At some point we are all:
Tired.
Distracted.
Rushed.
Stressed.
Unwell.
Looking after children.
Looking after parents.
Trying to assemble something at 11pm because we've forgotten about it until the night before we need it.
Some consumers live with disabilities or health conditions that make information harder to access or process.
Others may simply be unfamiliar with the product they have just bought.
Good product information works for all of us.

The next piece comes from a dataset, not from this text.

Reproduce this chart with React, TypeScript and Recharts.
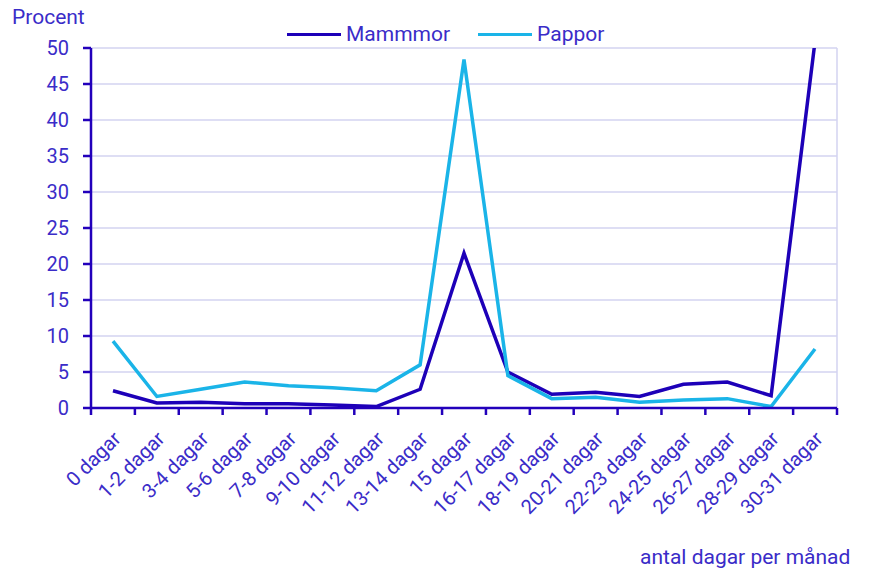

No one moans about things being too easy to understand.
Poor product information works only for confident consumers with time, patience and technical knowledge.
That is not inclusion.
That is exclusion by design.
Why this matters now
The Office for Product Safety and Standards (OPSS) is currently reviewing and modernising the UK's product safety framework to ensure it remains fit for a world of online marketplaces, connected products and rapidly evolving technology.
Much of the discussion focuses on emerging risks, online marketplaces and digital product information. However, one theme runs throughout the review: consumers need clear information, instructions and warnings that help them use products safely and confidently.

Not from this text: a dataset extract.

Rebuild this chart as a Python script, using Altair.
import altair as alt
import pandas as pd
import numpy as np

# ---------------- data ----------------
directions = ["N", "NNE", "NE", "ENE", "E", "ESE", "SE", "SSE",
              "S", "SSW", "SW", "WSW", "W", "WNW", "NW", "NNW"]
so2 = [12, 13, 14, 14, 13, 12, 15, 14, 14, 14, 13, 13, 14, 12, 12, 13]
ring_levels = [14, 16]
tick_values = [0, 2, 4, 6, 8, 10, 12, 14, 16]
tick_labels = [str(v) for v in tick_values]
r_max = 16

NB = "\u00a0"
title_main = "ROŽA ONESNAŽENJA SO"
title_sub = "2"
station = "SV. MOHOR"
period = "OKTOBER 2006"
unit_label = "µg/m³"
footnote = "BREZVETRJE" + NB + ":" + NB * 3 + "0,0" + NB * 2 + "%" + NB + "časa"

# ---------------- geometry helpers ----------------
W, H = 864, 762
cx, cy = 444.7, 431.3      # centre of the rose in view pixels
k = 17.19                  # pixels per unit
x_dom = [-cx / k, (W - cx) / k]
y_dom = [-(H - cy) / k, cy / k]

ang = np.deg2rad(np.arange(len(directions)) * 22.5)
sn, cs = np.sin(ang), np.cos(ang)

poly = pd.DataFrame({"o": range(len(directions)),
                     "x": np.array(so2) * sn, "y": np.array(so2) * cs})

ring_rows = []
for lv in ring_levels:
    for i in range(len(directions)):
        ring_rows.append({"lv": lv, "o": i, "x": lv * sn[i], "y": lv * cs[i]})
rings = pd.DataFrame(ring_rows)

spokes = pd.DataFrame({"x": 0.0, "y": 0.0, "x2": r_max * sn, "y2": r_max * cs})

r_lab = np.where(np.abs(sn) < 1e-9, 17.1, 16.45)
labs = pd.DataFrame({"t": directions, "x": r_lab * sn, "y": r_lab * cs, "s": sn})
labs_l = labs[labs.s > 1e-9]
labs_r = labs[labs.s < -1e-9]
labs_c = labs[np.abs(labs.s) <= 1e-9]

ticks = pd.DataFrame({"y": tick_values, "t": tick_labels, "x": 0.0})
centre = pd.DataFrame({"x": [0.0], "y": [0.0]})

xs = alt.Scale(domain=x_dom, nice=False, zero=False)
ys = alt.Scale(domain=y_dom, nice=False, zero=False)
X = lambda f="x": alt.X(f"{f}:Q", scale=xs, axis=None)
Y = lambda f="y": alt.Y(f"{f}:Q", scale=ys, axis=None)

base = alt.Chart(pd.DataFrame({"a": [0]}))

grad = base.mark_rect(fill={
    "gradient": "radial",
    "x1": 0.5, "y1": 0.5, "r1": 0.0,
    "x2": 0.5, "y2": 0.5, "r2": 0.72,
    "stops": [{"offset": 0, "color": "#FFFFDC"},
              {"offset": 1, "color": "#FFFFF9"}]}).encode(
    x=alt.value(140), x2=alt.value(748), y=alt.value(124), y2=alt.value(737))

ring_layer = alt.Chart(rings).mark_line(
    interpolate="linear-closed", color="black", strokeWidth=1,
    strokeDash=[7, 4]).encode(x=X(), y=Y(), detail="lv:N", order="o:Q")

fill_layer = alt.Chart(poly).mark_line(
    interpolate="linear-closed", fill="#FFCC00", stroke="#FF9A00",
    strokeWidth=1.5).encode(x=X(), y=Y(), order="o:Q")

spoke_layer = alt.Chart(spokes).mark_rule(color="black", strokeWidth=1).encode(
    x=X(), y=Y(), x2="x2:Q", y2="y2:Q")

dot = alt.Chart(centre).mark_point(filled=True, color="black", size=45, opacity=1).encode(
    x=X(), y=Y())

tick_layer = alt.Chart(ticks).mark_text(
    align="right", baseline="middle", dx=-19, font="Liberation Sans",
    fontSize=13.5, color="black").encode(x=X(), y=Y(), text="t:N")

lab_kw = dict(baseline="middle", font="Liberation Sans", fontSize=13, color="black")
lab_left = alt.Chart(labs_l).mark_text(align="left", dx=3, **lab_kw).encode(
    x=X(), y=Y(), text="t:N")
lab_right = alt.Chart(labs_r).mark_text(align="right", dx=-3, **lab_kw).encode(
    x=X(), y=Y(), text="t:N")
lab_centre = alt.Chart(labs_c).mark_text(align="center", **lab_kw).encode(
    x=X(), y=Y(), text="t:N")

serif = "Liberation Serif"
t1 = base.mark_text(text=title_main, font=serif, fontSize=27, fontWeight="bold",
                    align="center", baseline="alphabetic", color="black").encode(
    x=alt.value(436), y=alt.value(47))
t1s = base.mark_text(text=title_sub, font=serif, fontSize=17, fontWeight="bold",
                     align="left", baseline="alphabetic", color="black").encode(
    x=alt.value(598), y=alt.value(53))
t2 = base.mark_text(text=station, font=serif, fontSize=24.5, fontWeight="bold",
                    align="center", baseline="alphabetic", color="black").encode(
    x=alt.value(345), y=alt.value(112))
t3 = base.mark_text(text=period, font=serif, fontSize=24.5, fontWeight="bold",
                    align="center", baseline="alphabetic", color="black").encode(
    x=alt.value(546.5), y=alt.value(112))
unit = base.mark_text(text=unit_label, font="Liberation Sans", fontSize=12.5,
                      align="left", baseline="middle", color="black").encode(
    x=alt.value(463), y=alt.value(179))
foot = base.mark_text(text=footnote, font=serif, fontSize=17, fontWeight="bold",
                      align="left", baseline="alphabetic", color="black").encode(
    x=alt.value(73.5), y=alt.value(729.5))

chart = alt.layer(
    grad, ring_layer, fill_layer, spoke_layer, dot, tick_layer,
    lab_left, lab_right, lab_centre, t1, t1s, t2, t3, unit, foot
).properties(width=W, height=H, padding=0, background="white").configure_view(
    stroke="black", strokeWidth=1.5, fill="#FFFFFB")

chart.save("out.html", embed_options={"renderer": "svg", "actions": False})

At the same time, proposals are being explored that could allow more product information to be provided digitally through QR codes and online resources.

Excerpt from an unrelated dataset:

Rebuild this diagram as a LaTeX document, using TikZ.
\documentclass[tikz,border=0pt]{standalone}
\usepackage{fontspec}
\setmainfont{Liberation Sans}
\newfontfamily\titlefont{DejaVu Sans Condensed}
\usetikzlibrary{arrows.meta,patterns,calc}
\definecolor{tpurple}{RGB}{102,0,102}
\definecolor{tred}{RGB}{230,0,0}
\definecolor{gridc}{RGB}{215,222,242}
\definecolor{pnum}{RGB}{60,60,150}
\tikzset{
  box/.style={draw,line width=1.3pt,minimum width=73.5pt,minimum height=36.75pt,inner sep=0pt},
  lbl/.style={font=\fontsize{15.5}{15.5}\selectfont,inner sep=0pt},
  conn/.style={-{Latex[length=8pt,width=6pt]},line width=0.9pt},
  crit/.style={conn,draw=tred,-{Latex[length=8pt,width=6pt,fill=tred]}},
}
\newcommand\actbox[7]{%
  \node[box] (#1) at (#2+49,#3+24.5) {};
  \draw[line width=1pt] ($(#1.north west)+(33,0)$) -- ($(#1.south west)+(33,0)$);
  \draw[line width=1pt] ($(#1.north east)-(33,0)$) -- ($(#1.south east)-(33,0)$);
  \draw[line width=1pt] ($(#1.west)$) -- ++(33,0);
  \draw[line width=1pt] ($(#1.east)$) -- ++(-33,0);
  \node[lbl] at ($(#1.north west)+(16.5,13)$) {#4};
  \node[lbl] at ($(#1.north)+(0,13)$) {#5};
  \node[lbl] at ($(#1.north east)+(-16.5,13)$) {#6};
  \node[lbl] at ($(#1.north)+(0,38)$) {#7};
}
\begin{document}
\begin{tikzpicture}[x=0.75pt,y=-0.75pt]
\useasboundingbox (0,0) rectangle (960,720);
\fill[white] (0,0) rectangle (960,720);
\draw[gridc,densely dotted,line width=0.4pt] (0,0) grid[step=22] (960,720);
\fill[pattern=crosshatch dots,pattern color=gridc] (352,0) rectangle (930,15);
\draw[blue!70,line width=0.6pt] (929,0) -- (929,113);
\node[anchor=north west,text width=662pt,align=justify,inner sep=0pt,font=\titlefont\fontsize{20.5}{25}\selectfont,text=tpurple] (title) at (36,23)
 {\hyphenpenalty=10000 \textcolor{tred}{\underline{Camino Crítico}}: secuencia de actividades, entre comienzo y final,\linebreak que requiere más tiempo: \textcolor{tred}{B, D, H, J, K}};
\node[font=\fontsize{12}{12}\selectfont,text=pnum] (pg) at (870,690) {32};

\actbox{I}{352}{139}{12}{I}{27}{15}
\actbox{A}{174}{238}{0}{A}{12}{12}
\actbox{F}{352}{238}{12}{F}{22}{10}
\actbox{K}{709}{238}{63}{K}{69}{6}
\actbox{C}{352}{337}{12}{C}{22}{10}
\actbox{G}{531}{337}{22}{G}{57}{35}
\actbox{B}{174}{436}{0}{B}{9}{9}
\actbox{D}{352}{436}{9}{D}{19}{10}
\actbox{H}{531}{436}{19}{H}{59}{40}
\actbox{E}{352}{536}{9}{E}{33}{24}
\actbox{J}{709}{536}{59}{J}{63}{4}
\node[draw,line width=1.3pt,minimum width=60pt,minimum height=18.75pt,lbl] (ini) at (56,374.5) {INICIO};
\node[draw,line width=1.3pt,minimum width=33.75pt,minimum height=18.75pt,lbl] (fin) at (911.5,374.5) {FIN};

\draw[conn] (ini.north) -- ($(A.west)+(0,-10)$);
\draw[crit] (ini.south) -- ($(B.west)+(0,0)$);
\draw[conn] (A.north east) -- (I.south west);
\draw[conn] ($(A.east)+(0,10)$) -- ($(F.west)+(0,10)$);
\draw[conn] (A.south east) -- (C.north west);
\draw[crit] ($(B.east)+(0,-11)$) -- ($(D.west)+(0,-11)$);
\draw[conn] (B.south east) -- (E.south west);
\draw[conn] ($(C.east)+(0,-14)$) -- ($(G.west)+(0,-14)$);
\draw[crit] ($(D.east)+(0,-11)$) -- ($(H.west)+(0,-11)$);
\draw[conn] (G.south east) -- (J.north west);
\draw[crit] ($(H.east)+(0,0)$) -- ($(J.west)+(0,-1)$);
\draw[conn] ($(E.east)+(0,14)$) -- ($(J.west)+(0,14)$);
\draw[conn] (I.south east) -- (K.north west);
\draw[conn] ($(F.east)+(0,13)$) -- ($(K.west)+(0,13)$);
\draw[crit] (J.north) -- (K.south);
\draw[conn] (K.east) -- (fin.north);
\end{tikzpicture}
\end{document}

There are clear benefits to this approach. Information can be updated quickly, made more detailed and tailored to individual products.
However, it also creates an important challenge.
What happens to consumers who:
Do not own a smartphone?
Have limited digital skills?
Use assistive technology?
Have poor internet access?
Struggle to scan QR codes or navigate online information?
If the future of product safety is digital, it must also be accessible.
The future of product safety must be inclusive by design.
A possible consumer test
While reviewing the instructions, I found myself wondering whether consumers needs a simple way to assess product information.
One idea is a SAFE Test.
Is the information:
S – Simple
Can an ordinary consumer understand it without specialist knowledge?
A – Accessible
Can consumers with different needs, abilities and levels of confidence access and use it?
F – Findable
Can consumers quickly locate the information they need?
E – Easy to act on
Does it clearly explain what consumers should do?
It's still a work in progress, but it asks an important question:
Can consumers actually use the information they're given?
Because consumers don't buy desk lamps to learn about voltage ratings.
They buy desk lamps because they want to see what they're doing. I wear very strong glasses and struggle with this on most days.
Ideally before they've pressed every button three times and accidentally changed the light from "warm reading glow" to "Blackpool at night".
My view
I believe every product information should be assessed in the same way we assess customer journeys, complaints processes and service design.
Not by asking:
"Has information been provided?"
but by asking:
"Can consumers understand and use it?"
There is a significant difference.
Many businesses still design information for the people who create products rather than the people who buy them.
Consumers should not need technical knowledge to understand a desk lamp.
Nor should they need to decode jargon, interpret engineering terminology or search online to work out how to use a product safely.
Good information should remove effort, not create it.
A new way to think about product safety
The Product Safety Review rightly focuses on new technologies, online marketplaces and emerging risks.
These reforms are important and necessary.
But as we modernise product safety, we should remember something fundamental.
A product is not truly consumer friendly if the information provided with it cannot be understood by the people expected to use it.
A warning that cannot be understood is not really a warning.
Instructions that cannot be followed are not really instructions.
And information that excludes consumers because it is overly technical, poorly translated or inaccessible is not consumer protection.
At Consumer Friend, we believe product information should be tested not only for compliance but for comprehension.
Because when consumers finally do what most of us inevitably end up doing, admit defeat and open the leaflet, it ought to help.
Not create another problem to solve.